Busse didn’t see his pro-conservation position as being at odds with his employer or his industry, explaining he was “trying to help save places so we can sell more guns.” But his stance attracted attention from across the political spectrum because it marked him as a turncoat, “a red-meat gun executive who criticizes a Republican.” Busse writes of being “betrayed and embarrassed” at having “been duped into believing I was part of an industry that shared the values of my childhood—much of the talk about conservation and hunting was just another ruse to get people like me into the culture war.”
That was 2004. Busse didn’t walk away from the firearms industry for another sixteen years, despite his “betrayal and embarrassment” at having been “duped” by the firearms industry and conservatives in general. Why, exactly? In her review for The Daily Yonder, Pruitt suggests that Busse was hanging on in the hopes that Kimber would go public, but that would be an odd motivation for someone who supposedly hated everything that the firearms industry had become. If Busse really despised the industry, then why was he okay collecting a (presumably fairly substantial) salary from Kimber year after year after year? The obvious conclusion that most people will draw is that Busse cared more about his paycheck than his principles, and it sounds like his protests to the contrary haven’t convinced even comrades-in-disarms like Pruitt.

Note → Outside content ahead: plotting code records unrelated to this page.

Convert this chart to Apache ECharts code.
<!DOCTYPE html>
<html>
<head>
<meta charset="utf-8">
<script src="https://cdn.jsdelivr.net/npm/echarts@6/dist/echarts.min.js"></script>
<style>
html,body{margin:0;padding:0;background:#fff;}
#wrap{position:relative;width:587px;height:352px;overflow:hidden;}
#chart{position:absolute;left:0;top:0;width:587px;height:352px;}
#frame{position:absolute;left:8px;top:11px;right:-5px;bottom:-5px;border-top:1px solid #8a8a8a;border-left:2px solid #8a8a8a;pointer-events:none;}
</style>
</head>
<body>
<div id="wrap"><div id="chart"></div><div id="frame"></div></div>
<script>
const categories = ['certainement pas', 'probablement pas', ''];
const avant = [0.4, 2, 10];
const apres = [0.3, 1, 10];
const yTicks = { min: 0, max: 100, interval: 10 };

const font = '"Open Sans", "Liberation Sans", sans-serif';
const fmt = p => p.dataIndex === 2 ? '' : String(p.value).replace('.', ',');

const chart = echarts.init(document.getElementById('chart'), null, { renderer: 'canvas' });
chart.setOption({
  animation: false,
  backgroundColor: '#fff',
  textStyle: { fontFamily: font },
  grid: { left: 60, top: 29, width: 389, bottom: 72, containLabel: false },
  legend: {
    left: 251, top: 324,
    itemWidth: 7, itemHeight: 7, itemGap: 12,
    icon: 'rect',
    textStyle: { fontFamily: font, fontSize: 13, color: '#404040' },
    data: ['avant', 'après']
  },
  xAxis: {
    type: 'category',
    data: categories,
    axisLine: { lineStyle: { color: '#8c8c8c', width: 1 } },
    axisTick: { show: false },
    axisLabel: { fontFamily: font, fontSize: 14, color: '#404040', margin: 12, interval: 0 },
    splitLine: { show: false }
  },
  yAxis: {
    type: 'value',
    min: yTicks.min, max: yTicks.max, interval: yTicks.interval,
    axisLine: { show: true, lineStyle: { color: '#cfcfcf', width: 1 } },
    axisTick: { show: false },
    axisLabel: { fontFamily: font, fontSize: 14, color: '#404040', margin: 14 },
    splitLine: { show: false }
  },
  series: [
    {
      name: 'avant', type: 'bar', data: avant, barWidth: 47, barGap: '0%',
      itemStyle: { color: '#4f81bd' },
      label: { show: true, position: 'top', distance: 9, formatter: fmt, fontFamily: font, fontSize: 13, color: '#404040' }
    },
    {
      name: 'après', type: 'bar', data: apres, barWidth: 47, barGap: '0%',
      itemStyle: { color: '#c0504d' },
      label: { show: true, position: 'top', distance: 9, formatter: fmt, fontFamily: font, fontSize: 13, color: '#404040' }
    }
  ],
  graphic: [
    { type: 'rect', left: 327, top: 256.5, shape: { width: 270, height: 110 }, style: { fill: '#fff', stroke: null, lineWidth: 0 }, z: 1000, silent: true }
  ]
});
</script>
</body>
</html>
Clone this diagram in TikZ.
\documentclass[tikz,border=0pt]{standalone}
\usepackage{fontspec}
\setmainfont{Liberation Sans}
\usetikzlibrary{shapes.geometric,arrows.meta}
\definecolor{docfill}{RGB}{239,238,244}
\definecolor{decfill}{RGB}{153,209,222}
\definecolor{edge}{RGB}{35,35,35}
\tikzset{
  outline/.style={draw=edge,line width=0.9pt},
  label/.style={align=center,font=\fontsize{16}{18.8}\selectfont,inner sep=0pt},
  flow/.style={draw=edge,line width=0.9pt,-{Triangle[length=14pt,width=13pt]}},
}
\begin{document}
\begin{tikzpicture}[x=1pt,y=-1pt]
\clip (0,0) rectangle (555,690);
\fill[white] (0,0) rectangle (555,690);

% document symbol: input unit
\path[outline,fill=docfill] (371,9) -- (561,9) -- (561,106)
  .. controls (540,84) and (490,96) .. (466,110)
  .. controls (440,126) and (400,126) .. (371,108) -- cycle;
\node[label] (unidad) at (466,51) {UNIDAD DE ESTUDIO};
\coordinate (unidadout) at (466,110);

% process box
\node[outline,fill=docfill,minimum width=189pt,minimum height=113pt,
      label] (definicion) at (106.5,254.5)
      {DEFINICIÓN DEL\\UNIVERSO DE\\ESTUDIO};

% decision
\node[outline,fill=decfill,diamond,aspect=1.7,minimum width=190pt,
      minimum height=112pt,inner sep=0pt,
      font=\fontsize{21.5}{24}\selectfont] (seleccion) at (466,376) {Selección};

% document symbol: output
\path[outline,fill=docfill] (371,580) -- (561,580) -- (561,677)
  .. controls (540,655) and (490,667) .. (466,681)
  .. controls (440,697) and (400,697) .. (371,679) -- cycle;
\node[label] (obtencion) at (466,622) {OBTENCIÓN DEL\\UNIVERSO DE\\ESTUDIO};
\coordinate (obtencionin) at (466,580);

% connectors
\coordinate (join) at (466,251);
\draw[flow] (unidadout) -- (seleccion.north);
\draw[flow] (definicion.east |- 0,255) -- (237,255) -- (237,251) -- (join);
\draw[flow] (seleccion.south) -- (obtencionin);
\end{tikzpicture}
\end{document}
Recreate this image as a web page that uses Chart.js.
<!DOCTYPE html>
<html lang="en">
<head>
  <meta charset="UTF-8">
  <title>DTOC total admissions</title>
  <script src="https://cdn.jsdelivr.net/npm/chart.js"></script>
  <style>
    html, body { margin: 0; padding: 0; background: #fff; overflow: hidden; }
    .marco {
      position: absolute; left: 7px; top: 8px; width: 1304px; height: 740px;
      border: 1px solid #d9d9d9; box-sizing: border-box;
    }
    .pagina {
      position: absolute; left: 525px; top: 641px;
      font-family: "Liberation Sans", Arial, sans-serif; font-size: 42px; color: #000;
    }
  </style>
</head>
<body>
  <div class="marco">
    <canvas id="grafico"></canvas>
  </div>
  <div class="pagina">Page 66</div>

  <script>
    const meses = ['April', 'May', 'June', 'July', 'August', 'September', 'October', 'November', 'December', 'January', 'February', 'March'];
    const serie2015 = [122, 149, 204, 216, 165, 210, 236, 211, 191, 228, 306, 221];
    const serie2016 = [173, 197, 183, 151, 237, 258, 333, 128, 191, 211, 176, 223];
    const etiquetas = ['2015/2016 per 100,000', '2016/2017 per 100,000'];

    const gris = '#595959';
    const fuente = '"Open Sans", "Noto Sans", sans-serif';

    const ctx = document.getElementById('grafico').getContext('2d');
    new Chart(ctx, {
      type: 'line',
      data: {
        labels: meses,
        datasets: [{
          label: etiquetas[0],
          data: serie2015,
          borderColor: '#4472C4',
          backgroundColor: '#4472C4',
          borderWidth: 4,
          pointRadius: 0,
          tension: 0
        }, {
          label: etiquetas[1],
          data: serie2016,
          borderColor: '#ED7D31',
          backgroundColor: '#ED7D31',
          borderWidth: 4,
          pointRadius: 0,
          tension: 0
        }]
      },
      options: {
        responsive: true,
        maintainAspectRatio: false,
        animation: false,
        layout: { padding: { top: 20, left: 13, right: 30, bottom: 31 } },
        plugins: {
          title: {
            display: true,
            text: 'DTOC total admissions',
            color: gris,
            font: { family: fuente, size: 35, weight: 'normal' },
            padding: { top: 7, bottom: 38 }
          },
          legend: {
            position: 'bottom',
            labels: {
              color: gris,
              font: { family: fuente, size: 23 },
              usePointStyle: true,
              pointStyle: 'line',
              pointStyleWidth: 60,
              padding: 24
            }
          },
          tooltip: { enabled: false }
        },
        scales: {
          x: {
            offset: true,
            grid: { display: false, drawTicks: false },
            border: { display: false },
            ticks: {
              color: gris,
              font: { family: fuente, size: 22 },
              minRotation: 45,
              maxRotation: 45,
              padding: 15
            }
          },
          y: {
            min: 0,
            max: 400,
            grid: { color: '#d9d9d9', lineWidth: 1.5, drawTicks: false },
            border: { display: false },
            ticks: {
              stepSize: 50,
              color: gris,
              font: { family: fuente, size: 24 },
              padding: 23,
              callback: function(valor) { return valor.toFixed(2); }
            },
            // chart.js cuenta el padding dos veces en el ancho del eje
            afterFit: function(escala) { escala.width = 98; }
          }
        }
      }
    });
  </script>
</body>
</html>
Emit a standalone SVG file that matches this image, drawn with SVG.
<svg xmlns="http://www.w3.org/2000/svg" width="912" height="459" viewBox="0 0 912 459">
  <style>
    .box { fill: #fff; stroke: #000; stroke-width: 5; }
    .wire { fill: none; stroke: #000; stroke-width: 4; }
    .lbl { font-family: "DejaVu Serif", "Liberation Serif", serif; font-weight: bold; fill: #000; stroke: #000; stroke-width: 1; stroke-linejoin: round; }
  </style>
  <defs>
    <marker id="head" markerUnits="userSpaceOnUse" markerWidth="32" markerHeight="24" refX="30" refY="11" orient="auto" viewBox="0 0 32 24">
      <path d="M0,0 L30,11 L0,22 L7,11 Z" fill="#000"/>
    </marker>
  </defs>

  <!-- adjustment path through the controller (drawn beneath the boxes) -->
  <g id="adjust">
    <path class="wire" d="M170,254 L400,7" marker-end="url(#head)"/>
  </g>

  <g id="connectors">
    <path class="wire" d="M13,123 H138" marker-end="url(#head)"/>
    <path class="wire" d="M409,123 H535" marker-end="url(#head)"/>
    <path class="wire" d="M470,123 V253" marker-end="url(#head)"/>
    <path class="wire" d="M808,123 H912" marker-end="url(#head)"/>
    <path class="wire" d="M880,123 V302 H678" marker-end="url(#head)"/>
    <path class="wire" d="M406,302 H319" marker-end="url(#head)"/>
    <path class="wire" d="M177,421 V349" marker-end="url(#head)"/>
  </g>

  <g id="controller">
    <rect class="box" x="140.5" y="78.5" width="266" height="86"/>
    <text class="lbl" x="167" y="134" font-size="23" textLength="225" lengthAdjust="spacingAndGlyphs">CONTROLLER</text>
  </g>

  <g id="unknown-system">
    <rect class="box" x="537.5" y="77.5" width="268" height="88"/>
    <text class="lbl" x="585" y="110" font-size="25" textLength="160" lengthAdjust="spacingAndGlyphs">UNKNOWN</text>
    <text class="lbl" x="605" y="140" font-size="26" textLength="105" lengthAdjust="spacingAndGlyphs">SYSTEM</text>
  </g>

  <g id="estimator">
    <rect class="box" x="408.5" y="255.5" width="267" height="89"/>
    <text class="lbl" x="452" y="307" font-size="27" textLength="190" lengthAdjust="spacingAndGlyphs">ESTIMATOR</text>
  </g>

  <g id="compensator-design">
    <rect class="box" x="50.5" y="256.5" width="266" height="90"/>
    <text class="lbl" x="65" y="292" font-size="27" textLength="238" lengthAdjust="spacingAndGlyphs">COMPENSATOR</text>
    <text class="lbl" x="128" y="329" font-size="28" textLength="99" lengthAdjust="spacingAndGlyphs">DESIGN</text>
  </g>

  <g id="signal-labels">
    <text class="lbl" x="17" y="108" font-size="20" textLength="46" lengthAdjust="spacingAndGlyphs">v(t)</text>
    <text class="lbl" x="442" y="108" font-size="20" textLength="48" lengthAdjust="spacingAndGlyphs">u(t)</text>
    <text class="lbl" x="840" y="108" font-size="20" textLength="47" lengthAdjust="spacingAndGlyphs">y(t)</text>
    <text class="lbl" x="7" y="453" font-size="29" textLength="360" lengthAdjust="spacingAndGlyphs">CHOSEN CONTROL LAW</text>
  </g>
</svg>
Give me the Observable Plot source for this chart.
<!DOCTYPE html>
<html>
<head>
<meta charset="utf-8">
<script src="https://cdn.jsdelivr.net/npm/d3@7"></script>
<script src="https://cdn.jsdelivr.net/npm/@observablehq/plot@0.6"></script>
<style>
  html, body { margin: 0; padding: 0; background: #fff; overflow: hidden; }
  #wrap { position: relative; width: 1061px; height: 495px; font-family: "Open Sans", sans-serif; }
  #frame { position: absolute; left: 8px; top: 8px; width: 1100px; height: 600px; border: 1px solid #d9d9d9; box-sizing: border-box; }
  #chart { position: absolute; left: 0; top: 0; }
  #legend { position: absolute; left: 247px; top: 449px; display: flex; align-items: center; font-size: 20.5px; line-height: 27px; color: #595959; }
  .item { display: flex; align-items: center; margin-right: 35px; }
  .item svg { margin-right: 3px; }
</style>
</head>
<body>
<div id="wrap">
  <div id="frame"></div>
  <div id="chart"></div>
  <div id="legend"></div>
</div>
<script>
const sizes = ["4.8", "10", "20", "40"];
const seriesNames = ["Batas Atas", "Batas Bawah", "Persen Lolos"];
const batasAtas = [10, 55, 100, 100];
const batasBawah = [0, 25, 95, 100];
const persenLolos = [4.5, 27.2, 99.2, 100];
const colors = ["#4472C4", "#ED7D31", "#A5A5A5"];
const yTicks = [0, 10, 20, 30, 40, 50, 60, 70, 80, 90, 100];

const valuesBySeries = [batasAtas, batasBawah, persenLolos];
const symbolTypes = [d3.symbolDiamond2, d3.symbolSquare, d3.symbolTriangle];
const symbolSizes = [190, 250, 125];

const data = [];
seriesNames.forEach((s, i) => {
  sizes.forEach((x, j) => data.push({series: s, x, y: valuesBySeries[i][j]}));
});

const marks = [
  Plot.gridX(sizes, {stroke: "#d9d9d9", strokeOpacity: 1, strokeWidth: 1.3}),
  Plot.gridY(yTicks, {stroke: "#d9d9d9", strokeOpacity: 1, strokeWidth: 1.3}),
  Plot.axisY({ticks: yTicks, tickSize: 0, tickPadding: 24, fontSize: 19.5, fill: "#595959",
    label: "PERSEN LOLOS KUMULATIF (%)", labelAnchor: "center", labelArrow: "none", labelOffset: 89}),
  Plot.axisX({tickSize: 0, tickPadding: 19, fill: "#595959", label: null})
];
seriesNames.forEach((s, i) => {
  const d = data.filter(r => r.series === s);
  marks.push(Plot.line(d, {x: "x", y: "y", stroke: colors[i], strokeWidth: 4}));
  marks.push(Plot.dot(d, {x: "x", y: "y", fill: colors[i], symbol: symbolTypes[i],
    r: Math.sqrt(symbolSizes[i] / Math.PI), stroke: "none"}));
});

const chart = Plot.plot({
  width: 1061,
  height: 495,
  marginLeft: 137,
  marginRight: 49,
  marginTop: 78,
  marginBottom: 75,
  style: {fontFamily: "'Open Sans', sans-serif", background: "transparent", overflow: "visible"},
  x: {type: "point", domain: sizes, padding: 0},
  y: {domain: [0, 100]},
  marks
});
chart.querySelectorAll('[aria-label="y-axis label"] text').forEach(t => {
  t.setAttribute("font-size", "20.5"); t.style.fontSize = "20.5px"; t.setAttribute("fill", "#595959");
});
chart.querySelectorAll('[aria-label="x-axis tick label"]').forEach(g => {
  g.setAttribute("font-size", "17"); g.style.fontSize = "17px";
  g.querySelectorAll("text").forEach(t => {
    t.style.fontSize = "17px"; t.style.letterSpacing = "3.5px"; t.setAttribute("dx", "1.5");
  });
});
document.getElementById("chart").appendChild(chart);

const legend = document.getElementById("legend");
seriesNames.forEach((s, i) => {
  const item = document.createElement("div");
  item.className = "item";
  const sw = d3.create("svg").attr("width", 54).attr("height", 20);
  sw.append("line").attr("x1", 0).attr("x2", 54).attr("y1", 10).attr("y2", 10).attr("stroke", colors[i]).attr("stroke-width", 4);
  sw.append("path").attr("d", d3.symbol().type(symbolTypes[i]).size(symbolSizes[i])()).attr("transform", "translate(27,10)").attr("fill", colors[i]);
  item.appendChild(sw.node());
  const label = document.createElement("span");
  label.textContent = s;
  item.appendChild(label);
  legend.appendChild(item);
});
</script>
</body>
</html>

In Ryan Busse’s book, he’s the noble hero calling out the industry he once loved but now scorns. It appears that’s a bit much even for his target audience, which might explain why Busse’s new read has fallen flat in terms of sales. Gunfight was released on October 19th, but its sales have been abysmal (as of this writing the book is ranked 53,511 on Amazon’s Kindle store). Compare that to NPR correspondent Tim Mak’s new book “Misfire: Inside the Downfall of the NRA”, which is currently ranked 1,744 on the Kindle store even though it was only officially released today. Part of that may be because the NRA is a more interesting hook than Busse’s “battle” against the industry he belonged to for decades, but I think it’s also because Busse’s self-serving memoir just doesn’t pass the smell test.